If you enjoy wild swordplay set in the backdrop of a bleak version of the modern world, Rumble is the comic for you. Written by John Arcudi and illustrated by James Harren, Rumble stars an immortal warrior god imprisoned in a scarecrow body. After fighting (and losing) a war against a group of demon-like foes, war god Rathraq returns to Earth to discover his home abandoned, his warhound dead, and his enemies hidden amongst humanity. When he discovers that his enemies have his mortal body locked away, Rathraq embarks on a deadly quest to get it back, enlisting the help of two (rather pathetic) humans to help him navigate the modern world. While it’s missing the politics and alternate dystopian future, Rumble shares Into the Badlands’ bleak outlook on the world and the show’s love of over the top sword fights.
Old Man Logan
If you’re looking for a superhero take on dystopian loner stories, look no further than Old Man Logan, a miniseries featuring an older Wolverine living in the remains of the Marvel Universe. Due to a deadly accident involving the X-Men and Mysterio, Wolverine retired from superheroics and moved to California, a land now controlled by the Hulk and his incestuous offspring.

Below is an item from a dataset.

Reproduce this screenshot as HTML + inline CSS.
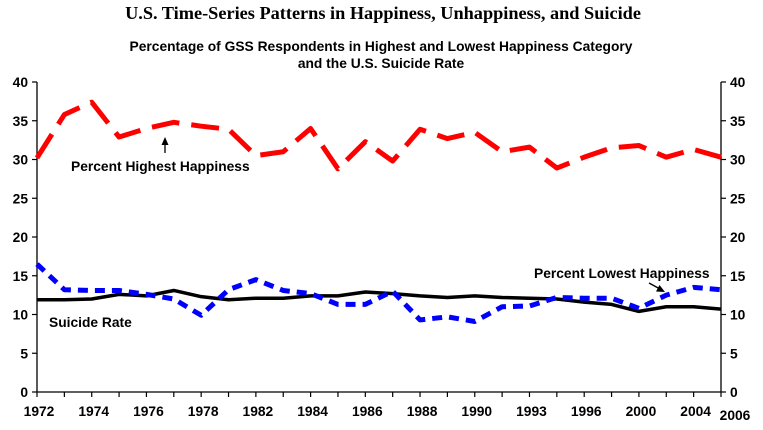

Needing money to pay off the Hulk family, Wolverine accepts a job to accompany Hawkeye across country, travelling through lands controlled by other supervillains. Mark Millar and Steve McNiven’s Old Man Logan shows the Marvel Universe at its bleakest but provides a glimmer of hope that one reluctant superhero can make a difference. Marvel recently returned to the world of Old Man Logan in a recent miniseries written by Brian Bendis and illustrated by Andrea Sorrentino before bringing the character into the main Marvel Universe during their recent “All-New, All-Different” Marvel relaunch.
Lone Wolf and Cub
One of the greatest manga ever written, Kazuo Koike and Goseki Kojima’s Lone Wolf and Cub is the story of a disgraced samurai and his young son seeking revenge in a feudal Japan ruled by corruption and disorder. Once the executioner of the Shoganate (a position of high power in feudal Japan) Ogami is forced out of his position when his wife is killed and he is framed as a traitor. After discovering his wife’s death was part of a plot by a rival clan, Ogami and his young son becomes an assassin for hire, with the ultimate goal of avenging his wife’s death and wiping out the clan that wronged him. With remarkable historic accuracy that depicts feudal Japan in a stark and un-nostalgic manner, Lone Wolf and Cub has influenced numerous Japanese mangaka and American comics creators, including Frank Miller.
East of West
Set in an alternate dystopian version of the United States, Jonathan Hickman and Nick Dragotta’s East of West is the story of one man trying to reunite his family in the face of the Apocalypse. Of course, that man is none other than Death, one of the Four Horsemen of the Apocalypse who abandoned his mission after falling in love. After he’s betrayed by the other Horseman and ripped from his family, Death spends ten years searching for his wife before learning he had a son, who is now being raised to become the Beast of the Apocalypse. East of West combines a Western style story, high science fiction and prophecy driven political intrigue to create one of the more unique comics on shelves today. Although there’s no swordplay in East of West, there’s plenty of epic fights, gruesome violence and sinister intent to keep fans of Into the Badlands captivated.